In the listing below, locate the line that contains "Give me the" and the line that contains "const fmt = (v: number)". Restate word for word those two lines and every line between them, and nothing else.
+===+
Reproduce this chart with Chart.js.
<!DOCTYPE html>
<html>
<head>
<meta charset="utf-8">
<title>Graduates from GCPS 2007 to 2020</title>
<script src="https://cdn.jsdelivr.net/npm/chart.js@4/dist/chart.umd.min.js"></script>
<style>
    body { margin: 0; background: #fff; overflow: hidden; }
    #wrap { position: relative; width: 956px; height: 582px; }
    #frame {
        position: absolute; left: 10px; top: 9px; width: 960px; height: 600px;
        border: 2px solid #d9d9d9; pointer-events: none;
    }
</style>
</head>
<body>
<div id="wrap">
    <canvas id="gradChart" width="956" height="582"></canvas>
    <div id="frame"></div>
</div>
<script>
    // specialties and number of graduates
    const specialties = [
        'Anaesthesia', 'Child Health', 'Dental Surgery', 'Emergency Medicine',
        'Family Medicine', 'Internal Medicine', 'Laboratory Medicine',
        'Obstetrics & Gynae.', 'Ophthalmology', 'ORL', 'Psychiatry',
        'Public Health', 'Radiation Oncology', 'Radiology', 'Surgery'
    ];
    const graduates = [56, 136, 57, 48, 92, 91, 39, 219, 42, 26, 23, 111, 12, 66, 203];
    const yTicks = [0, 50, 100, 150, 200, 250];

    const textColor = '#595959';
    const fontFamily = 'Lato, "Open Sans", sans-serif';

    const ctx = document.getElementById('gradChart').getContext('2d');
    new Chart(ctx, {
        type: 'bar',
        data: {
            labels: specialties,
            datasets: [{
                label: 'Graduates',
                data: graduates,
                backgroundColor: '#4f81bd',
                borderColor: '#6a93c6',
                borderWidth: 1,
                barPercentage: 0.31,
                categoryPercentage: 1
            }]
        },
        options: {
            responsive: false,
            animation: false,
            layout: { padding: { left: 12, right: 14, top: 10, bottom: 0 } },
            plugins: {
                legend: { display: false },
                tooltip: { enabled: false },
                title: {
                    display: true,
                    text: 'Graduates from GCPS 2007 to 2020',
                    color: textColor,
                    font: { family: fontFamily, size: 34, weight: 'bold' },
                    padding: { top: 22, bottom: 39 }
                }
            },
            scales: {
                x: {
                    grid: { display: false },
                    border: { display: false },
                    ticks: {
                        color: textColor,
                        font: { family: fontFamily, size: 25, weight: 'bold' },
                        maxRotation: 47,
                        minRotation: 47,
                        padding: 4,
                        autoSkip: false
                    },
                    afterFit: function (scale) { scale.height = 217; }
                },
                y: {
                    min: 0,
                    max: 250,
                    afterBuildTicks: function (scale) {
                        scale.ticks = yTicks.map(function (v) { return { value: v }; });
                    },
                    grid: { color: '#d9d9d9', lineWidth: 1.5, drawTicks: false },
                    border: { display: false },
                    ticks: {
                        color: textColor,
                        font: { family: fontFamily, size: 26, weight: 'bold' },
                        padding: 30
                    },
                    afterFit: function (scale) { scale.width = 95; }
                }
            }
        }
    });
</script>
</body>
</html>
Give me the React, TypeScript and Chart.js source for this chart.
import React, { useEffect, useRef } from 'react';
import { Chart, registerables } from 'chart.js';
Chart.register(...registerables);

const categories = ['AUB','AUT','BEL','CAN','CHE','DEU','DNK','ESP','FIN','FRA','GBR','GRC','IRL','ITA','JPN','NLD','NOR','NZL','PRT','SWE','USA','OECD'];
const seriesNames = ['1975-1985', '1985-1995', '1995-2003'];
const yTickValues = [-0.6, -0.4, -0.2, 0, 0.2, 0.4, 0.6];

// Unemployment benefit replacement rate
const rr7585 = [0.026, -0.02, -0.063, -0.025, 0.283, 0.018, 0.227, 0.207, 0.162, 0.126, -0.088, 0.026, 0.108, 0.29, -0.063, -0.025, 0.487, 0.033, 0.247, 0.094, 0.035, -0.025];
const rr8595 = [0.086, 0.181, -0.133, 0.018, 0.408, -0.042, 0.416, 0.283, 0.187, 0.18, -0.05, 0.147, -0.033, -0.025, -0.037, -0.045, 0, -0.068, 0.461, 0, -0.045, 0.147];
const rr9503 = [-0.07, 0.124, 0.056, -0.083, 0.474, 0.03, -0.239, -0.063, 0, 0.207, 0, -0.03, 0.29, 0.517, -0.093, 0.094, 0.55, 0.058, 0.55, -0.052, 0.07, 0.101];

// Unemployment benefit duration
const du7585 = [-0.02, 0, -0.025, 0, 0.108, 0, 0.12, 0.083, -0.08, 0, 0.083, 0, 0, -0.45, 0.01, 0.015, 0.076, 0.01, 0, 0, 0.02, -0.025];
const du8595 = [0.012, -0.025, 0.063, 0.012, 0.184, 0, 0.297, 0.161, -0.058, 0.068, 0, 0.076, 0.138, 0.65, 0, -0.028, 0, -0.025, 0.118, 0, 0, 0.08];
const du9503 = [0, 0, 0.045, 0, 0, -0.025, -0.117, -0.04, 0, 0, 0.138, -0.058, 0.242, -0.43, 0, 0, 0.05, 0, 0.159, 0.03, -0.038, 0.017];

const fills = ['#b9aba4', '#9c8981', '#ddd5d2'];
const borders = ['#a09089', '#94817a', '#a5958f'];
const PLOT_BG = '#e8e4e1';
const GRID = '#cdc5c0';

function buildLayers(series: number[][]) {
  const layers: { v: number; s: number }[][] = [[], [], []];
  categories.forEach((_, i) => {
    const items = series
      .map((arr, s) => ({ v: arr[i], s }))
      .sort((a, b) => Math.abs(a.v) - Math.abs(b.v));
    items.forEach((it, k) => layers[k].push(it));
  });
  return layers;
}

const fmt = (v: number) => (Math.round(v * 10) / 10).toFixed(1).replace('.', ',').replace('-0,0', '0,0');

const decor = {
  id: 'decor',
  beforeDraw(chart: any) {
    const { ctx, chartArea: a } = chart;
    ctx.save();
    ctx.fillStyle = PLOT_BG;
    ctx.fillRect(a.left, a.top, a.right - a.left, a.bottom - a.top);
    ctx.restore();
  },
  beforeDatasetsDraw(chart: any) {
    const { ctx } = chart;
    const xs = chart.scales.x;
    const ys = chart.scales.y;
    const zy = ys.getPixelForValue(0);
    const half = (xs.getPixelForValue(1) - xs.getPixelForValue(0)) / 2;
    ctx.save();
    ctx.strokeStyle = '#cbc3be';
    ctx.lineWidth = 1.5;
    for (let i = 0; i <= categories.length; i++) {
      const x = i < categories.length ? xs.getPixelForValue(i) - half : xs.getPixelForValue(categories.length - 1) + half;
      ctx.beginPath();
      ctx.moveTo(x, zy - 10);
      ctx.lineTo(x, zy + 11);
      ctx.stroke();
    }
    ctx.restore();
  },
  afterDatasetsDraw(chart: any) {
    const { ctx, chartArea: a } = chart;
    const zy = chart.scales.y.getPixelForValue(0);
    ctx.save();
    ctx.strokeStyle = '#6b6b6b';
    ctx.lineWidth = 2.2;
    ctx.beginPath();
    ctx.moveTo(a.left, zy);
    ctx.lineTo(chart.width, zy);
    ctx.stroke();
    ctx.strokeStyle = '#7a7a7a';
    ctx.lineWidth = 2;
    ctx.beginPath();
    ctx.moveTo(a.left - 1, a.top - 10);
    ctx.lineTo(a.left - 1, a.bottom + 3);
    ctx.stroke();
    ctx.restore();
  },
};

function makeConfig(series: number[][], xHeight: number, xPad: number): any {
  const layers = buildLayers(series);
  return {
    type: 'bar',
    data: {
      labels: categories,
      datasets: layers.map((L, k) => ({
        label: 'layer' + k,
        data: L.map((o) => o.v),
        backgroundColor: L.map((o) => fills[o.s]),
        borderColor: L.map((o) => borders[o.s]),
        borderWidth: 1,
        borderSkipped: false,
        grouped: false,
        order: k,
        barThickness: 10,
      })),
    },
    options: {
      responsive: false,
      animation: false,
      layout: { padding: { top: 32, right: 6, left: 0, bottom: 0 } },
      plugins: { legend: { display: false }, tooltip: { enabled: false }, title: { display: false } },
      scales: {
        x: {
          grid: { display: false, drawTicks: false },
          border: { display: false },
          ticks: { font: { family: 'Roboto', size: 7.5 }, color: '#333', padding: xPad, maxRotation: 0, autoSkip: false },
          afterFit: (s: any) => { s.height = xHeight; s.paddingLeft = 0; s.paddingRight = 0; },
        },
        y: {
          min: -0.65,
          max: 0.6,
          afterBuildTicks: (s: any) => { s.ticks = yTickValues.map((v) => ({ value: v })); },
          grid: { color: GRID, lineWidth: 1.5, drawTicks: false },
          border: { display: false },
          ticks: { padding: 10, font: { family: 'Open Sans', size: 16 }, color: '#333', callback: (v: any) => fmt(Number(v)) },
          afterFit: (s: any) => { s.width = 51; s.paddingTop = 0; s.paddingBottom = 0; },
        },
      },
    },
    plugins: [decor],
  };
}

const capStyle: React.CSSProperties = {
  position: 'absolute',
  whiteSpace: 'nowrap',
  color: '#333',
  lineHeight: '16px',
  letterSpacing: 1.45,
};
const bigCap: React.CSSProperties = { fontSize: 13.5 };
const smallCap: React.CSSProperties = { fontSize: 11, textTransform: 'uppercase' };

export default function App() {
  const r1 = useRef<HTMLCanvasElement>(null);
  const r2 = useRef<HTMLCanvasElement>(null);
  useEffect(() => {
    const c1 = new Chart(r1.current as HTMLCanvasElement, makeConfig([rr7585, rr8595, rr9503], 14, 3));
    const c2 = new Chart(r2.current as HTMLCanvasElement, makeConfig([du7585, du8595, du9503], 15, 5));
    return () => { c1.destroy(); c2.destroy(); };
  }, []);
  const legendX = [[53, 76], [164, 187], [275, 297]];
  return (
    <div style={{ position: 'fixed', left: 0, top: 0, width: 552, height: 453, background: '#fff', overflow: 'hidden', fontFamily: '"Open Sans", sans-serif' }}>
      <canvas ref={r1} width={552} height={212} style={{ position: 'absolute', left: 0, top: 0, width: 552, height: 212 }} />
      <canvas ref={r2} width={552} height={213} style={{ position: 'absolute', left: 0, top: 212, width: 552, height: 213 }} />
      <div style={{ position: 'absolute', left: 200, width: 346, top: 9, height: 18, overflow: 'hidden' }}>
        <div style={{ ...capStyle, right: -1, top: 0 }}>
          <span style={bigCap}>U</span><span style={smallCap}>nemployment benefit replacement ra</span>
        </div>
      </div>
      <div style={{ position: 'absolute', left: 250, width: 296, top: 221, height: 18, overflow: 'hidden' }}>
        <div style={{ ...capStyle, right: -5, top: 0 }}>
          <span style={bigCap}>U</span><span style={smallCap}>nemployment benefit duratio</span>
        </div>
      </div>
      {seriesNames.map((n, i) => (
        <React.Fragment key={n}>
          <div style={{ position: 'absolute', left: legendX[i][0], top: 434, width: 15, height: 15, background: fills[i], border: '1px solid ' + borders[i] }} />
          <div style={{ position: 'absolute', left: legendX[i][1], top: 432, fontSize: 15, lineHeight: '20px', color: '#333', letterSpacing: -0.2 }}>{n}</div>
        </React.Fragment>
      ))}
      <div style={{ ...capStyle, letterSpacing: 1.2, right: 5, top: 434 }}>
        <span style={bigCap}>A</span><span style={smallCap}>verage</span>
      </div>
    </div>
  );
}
+===+
— WRITTEN REPLY —
Give me the React, TypeScript and Chart.js source for this chart.
import React, { useEffect, useRef } from 'react';
import { Chart, registerables } from 'chart.js';
Chart.register(...registerables);

const categories = ['AUB','AUT','BEL','CAN','CHE','DEU','DNK','ESP','FIN','FRA','GBR','GRC','IRL','ITA','JPN','NLD','NOR','NZL','PRT','SWE','USA','OECD'];
const seriesNames = ['1975-1985', '1985-1995', '1995-2003'];
const yTickValues = [-0.6, -0.4, -0.2, 0, 0.2, 0.4, 0.6];

// Unemployment benefit replacement rate
const rr7585 = [0.026, -0.02, -0.063, -0.025, 0.283, 0.018, 0.227, 0.207, 0.162, 0.126, -0.088, 0.026, 0.108, 0.29, -0.063, -0.025, 0.487, 0.033, 0.247, 0.094, 0.035, -0.025];
const rr8595 = [0.086, 0.181, -0.133, 0.018, 0.408, -0.042, 0.416, 0.283, 0.187, 0.18, -0.05, 0.147, -0.033, -0.025, -0.037, -0.045, 0, -0.068, 0.461, 0, -0.045, 0.147];
const rr9503 = [-0.07, 0.124, 0.056, -0.083, 0.474, 0.03, -0.239, -0.063, 0, 0.207, 0, -0.03, 0.29, 0.517, -0.093, 0.094, 0.55, 0.058, 0.55, -0.052, 0.07, 0.101];

// Unemployment benefit duration
const du7585 = [-0.02, 0, -0.025, 0, 0.108, 0, 0.12, 0.083, -0.08, 0, 0.083, 0, 0, -0.45, 0.01, 0.015, 0.076, 0.01, 0, 0, 0.02, -0.025];
const du8595 = [0.012, -0.025, 0.063, 0.012, 0.184, 0, 0.297, 0.161, -0.058, 0.068, 0, 0.076, 0.138, 0.65, 0, -0.028, 0, -0.025, 0.118, 0, 0, 0.08];
const du9503 = [0, 0, 0.045, 0, 0, -0.025, -0.117, -0.04, 0, 0, 0.138, -0.058, 0.242, -0.43, 0, 0, 0.05, 0, 0.159, 0.03, -0.038, 0.017];

const fills = ['#b9aba4', '#9c8981', '#ddd5d2'];
const borders = ['#a09089', '#94817a', '#a5958f'];
const PLOT_BG = '#e8e4e1';
const GRID = '#cdc5c0';

function buildLayers(series: number[][]) {
  const layers: { v: number; s: number }[][] = [[], [], []];
  categories.forEach((_, i) => {
    const items = series
      .map((arr, s) => ({ v: arr[i], s }))
      .sort((a, b) => Math.abs(a.v) - Math.abs(b.v));
    items.forEach((it, k) => layers[k].push(it));
  });
  return layers;
}

const fmt = (v: number) => (Math.round(v * 10) / 10).toFixed(1).replace('.', ',').replace('-0,0', '0,0');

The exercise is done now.